-- TASK PROMPT --
Leave the pictures out and quote every line from the start of the listing to the line with "const arrowDepth = [189.8, 218.4];", inclusive.

-- DATA FOR THIS EXERCISE --
▼▼▼
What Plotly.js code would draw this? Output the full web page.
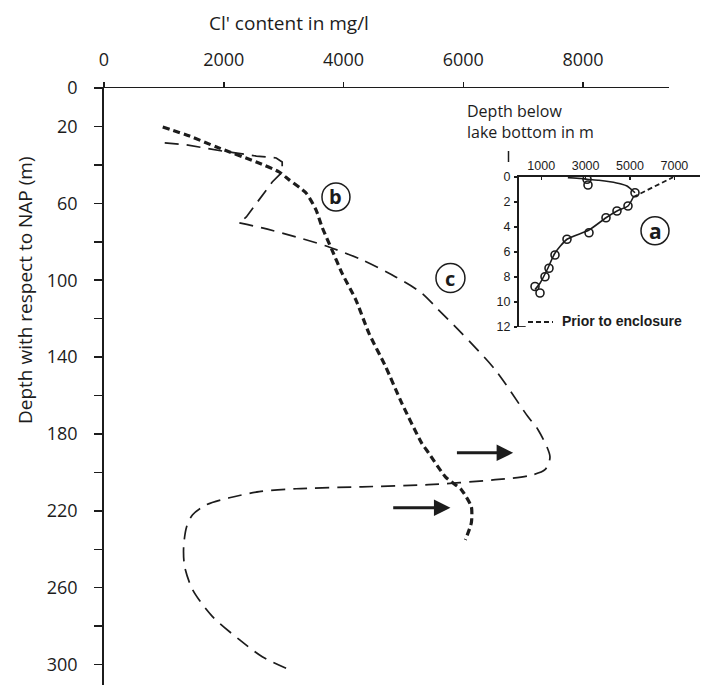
<!DOCTYPE html>
<html>
<head>
<meta charset="utf-8">
<script src="https://cdn.plot.ly/plotly-3.0.1.min.js"></script>
<style>html,body{margin:0;padding:0;background:#fff;}#chart{width:701px;height:685px;}</style>
</head>
<body>
<div id="chart"></div>
<script>
// ---- Main chart data (Cl- content in mg/l vs depth w.r.t. NAP in m) ----
const curveB_x = [981, 1430, 1879, 2544, 2926, 3092, 3375, 3541, 3641, 3807, 3973, 4206, 4422, 4705, 4971, 5303, 5420, 5702, 5968, 6135, 6135, 6035];
const curveB_y = [20.3, 25.0, 30.7, 38.5, 43.7, 47.8, 54.6, 63.4, 72.3, 84.2, 96.2, 110.2, 127.4, 145.1, 163.8, 184.6, 189.8, 202.3, 209, 217.9, 226.2, 235.1];

// curve c, upper part (with the hook) down to the sharp corner
const curveCUpper_x = [1014, 1380, 1978, 2544, 2876, 2976, 2976, 2810, 2377, 2261];
const curveCUpper_y = [28.6, 29.6, 32.8, 35.4, 36.4, 38.5, 43.7, 48.9, 67.1, 70.2];
// curve c, smooth lower part from the corner
const curveCLower_x = [2261, 2643, 3209, 3757, 4306, 4871, 5303, 5586, 5968, 6534, 7082, 7249, 7448, 7365, 7082, 6534, 5420, 4306, 3209, 2593, 2095, 1712, 1480, 1380, 1330, 1347, 1480, 1812, 2261, 2643, 3092];
const curveCLower_y = [70.2, 72.8, 77.5, 82.7, 89.4, 98.3, 106.6, 115.4, 127.4, 146.6, 171.1, 177.8, 191.9, 198.6, 201.8, 203.8, 206.4, 207.5, 208.5, 210, 213.2, 216.8, 222, 228.3, 238.7, 249, 261, 275, 287, 295.9, 302.6];

const xTickVals = [0, 2000, 4000, 6000, 8000];
const xTickText = ['0', '2000', '4000', '6000', '8000'];
const yTickVals = [0, 20, 40, 60, 80, 100, 120, 140, 160, 180, 200, 220, 240, 260, 280, 300];
const yTickText = ['0', '20', '', '60', '', '100', '', '140', '', '180', '', '220', '', '260', '', '300'];

// arrows marking (x tail, x head, depth)
const arrowTailX = [5869, 4805];
const arrowHeadX = [6833, 5786];
const arrowDepth = [189.8, 218.4];

// ---- Inset (a): depth below lake bottom in m ----
const insetPts_x = [3063, 3108, 5225, 4910, 4414, 3919, 3153, 2162, 1622, 1351, 1171, 721, 946];
const insetPts_y = [0.18, 0.64, 1.26, 2.32, 2.72, 3.26, 4.46, 4.98, 6.24, 7.30, 7.98, 8.76, 9.28];
const insetUpper_x = [2200, 2800, 3063, 3600, 4099, 4600, 4865, 5225];
const insetUpper_y = [0.05, 0.12, 0.18, 0.26, 0.38, 0.56, 0.72, 1.26];
const insetLower_x = [5150, 4910, 4414, 3919, 3153, 2162, 1622, 1261, 946, 721];
const insetLower_y = [1.6, 2.32, 2.72, 3.26, 4.24, 4.98, 6.08, 7.44, 8.5, 9.0];
const prior_x = [5150, 6940];
const prior_y = [1.6, 0.02];
const insetXTicks = [1000, 3000, 5000, 7000];
const insetYTicks = [0, 2, 4, 6, 8, 10, 12];

const INK = '#1c1c1c';
const FONT = 'Open Sans, Noto Sans, sans-serif';
const AFONT = 'Liberation Sans, Arial, sans-serif';

const cLine = {color: INK, width: 1.7, dash: '14px,8px'};
const traces = [
  {x: curveCUpper_x, y: curveCUpper_y, type: 'scatter', mode: 'lines', name: 'c',
   line: cLine, xaxis: 'x', yaxis: 'y', showlegend: false},
  {x: curveCLower_x, y: curveCLower_y, type: 'scatter', mode: 'lines', name: 'c',
   line: Object.assign({shape: 'spline', smoothing: 0.8}, cLine), xaxis: 'x', yaxis: 'y', showlegend: false},
  {x: curveB_x, y: curveB_y, type: 'scatter', mode: 'lines', name: 'b',
   line: {color: INK, width: 3.2, dash: '7px,4px', shape: 'spline', smoothing: 0.6}, xaxis: 'x', yaxis: 'y', showlegend: false},
  {x: insetUpper_x, y: insetUpper_y, type: 'scatter', mode: 'lines', name: 'after (upper)',
   line: {color: INK, width: 1.6, shape: 'spline', smoothing: 0.6}, xaxis: 'x2', yaxis: 'y2', showlegend: false},
  {x: insetLower_x, y: insetLower_y, type: 'scatter', mode: 'lines', name: 'after (lower)',
   line: {color: INK, width: 1.6, shape: 'spline', smoothing: 0.6}, xaxis: 'x2', yaxis: 'y2', showlegend: false},
  {x: prior_x, y: prior_y, type: 'scatter', mode: 'lines', name: 'Prior to enclosure',
   line: {color: INK, width: 1.8, dash: '5px,3px'}, xaxis: 'x2', yaxis: 'y2', showlegend: false},
  {x: insetPts_x, y: insetPts_y, type: 'scatter', mode: 'markers', name: 'measured',
   marker: {symbol: 'circle-open', size: 8, color: INK, line: {width: 1.6, color: INK}},
   xaxis: 'x2', yaxis: 'y2', showlegend: false}
];

const W = 701, H = 685, L = 104, T = 88;
const PW = W - L, PH = H - T;
const px2paperX = p => (p - L) / PW;
const px2paperY = p => (H - p) / PH;

const annotations = [
  {text: "Cl' content in mg/l", xref: 'paper', yref: 'paper', x: px2paperX(207), y: px2paperY(23),
   xanchor: 'left', yanchor: 'middle', showarrow: false, font: {family: FONT, size: 19, color: INK}},
  {text: 'Depth with respect to NAP (m)', xref: 'paper', yref: 'paper', x: px2paperX(25), y: px2paperY(290),
   xanchor: 'center', yanchor: 'middle', textangle: -90, showarrow: false, font: {family: FONT, size: 19, color: INK}},
  {text: 'Depth below<br>lake bottom in m', xref: 'paper', yref: 'paper', x: px2paperX(465), y: px2paperY(121),
   xanchor: 'left', yanchor: 'middle', align: 'left', showarrow: false, font: {family: FONT, size: 16, color: INK}},
  {text: 'Prior to enclosure', xref: 'x2', yref: 'y2', x: 1847, y: 11.55,
   xanchor: 'left', yanchor: 'middle', showarrow: false, font: {family: AFONT, size: 14, color: INK, weight: 'bold'}},
  {text: 'b', xref: 'x', yref: 'y', x: 3874, y: 56.7, showarrow: false, font: {family: FONT, size: 20, color: INK, weight: 'bold'}},
  {text: 'c', xref: 'x', yref: 'y', x: 5786, y: 98.9, showarrow: false, font: {family: FONT, size: 20, color: INK, weight: 'bold'}},
  {text: 'a', xref: 'x2', yref: 'y2', x: 6126, y: 4.3, showarrow: false, font: {family: FONT, size: 21, color: INK, weight: 'bold'}}
];
for (let i = 0; i < arrowTailX.length; i++) {
  annotations.push({x: arrowHeadX[i], y: arrowDepth[i], ax: arrowTailX[i], ay: arrowDepth[i],
    xref: 'x', yref: 'y', axref: 'x', ayref: 'y', text: '', showarrow: true,
    arrowhead: 2, arrowsize: 1.1, arrowwidth: 3, arrowcolor: INK});
}

function circle(xref, yref, cx, cy, r) {
  return {type: 'circle', xref: xref, yref: yref, xsizemode: 'pixel', ysizemode: 'pixel',
    xanchor: cx, yanchor: cy, x0: -r, x1: r, y0: -r, y1: r, line: {color: INK, width: 1.5}};
}

const shapes = [
  circle('x', 'y', 3874, 56.7, 14),
  circle('x', 'y', 5786, 98.9, 14.5),
  circle('x2', 'y2', 6126, 4.3, 14),
  // small stroke under inset title
  {type: 'line', xref: 'paper', yref: 'paper', x0: px2paperX(508.5), x1: px2paperX(508.5), y0: px2paperY(151), y1: px2paperY(162),
   line: {color: INK, width: 1.5}},
  // bottom stub of inset depth axis
  {type: 'line', xref: 'x2', yref: 'y2', x0: 0, x1: 300, y0: 12, y1: 12, line: {color: INK, width: 1.8}},
  // legend sample for "Prior to enclosure"
  {type: 'line', xref: 'x2', yref: 'y2', x0: 405, x1: 1531, y0: 11.6, y1: 11.6, line: {color: INK, width: 1.8, dash: '5px,3px'}}
];

const layout = {
  width: W, height: H,
  margin: {l: L, r: 0, t: T, b: 0, pad: 0},
  paper_bgcolor: '#ffffff', plot_bgcolor: 'rgba(0,0,0,0)',
  showlegend: false,
  xaxis: {
    domain: [0, (669 - L) / PW], range: [0, 9436], side: 'top', anchor: 'y',
    showline: true, linecolor: INK, linewidth: 1.5, showgrid: false, zeroline: false,
    tickmode: 'array', tickvals: xTickVals, ticktext: xTickText,
    ticks: 'outside', ticklen: 5, tickwidth: 1.5, tickcolor: INK, ticklabelstandoff: 8,
    tickfont: {family: FONT, size: 18, color: INK}
  },
  yaxis: {
    domain: [0, 1], range: [310.6, 0], anchor: 'x',
    showline: true, linecolor: INK, linewidth: 1.8, showgrid: false, zeroline: false,
    tickmode: 'array', tickvals: yTickVals, ticktext: yTickText,
    ticks: 'outside', ticklen: 8, tickwidth: 1.5, tickcolor: INK, ticklabelstandoff: 13,
    tickfont: {family: FONT, size: 18, color: INK}
  },
  xaxis2: {
    domain: [px2paperX(519), px2paperX(700)], range: [0, 8153], side: 'top', anchor: 'y2',
    showline: true, linecolor: INK, linewidth: 2, showgrid: false, zeroline: false,
    tickmode: 'array', tickvals: insetXTicks,
    ticks: 'inside', ticklen: 3, tickwidth: 1.2, tickcolor: INK, ticklabelstandoff: 0,
    tickfont: {family: AFONT, size: 12.5, color: INK}
  },
  yaxis2: {
    domain: [px2paperY(327), px2paperY(177)], range: [12, 0], anchor: 'x2',
    showline: true, linecolor: INK, linewidth: 2, showgrid: false, zeroline: false,
    tickmode: 'array', tickvals: insetYTicks,
    ticks: 'outside', ticklen: 3, tickwidth: 1.2, tickcolor: INK, ticklabelstandoff: 1,
    tickfont: {family: AFONT, size: 12.5, color: INK}
  },
  annotations: annotations,
  shapes: shapes
};

Plotly.newPlot('chart', traces, layout, {staticPlot: true, displayModeBar: false});
</script>
</body>
</html>
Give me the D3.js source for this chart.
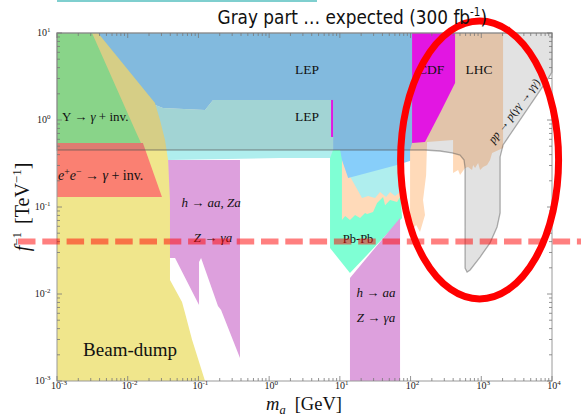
▲▲▲
-- RESULT OF THE TASK --
What Plotly.js code would draw this? Output the full web page.
<!DOCTYPE html>
<html>
<head>
<meta charset="utf-8">
<script src="https://cdn.plot.ly/plotly-3.0.1.min.js"></script>
<style>html,body{margin:0;padding:0;background:#fff;}#chart{width:701px;height:685px;}</style>
</head>
<body>
<div id="chart"></div>
<script>
// ---- Main chart data (Cl- content in mg/l vs depth w.r.t. NAP in m) ----
const curveB_x = [981, 1430, 1879, 2544, 2926, 3092, 3375, 3541, 3641, 3807, 3973, 4206, 4422, 4705, 4971, 5303, 5420, 5702, 5968, 6135, 6135, 6035];
const curveB_y = [20.3, 25.0, 30.7, 38.5, 43.7, 47.8, 54.6, 63.4, 72.3, 84.2, 96.2, 110.2, 127.4, 145.1, 163.8, 184.6, 189.8, 202.3, 209, 217.9, 226.2, 235.1];

// curve c, upper part (with the hook) down to the sharp corner
const curveCUpper_x = [1014, 1380, 1978, 2544, 2876, 2976, 2976, 2810, 2377, 2261];
const curveCUpper_y = [28.6, 29.6, 32.8, 35.4, 36.4, 38.5, 43.7, 48.9, 67.1, 70.2];
// curve c, smooth lower part from the corner
const curveCLower_x = [2261, 2643, 3209, 3757, 4306, 4871, 5303, 5586, 5968, 6534, 7082, 7249, 7448, 7365, 7082, 6534, 5420, 4306, 3209, 2593, 2095, 1712, 1480, 1380, 1330, 1347, 1480, 1812, 2261, 2643, 3092];
const curveCLower_y = [70.2, 72.8, 77.5, 82.7, 89.4, 98.3, 106.6, 115.4, 127.4, 146.6, 171.1, 177.8, 191.9, 198.6, 201.8, 203.8, 206.4, 207.5, 208.5, 210, 213.2, 216.8, 222, 228.3, 238.7, 249, 261, 275, 287, 295.9, 302.6];

const xTickVals = [0, 2000, 4000, 6000, 8000];
const xTickText = ['0', '2000', '4000', '6000', '8000'];
const yTickVals = [0, 20, 40, 60, 80, 100, 120, 140, 160, 180, 200, 220, 240, 260, 280, 300];
const yTickText = ['0', '20', '', '60', '', '100', '', '140', '', '180', '', '220', '', '260', '', '300'];

// arrows marking (x tail, x head, depth)
const arrowTailX = [5869, 4805];
const arrowHeadX = [6833, 5786];
const arrowDepth = [189.8, 218.4];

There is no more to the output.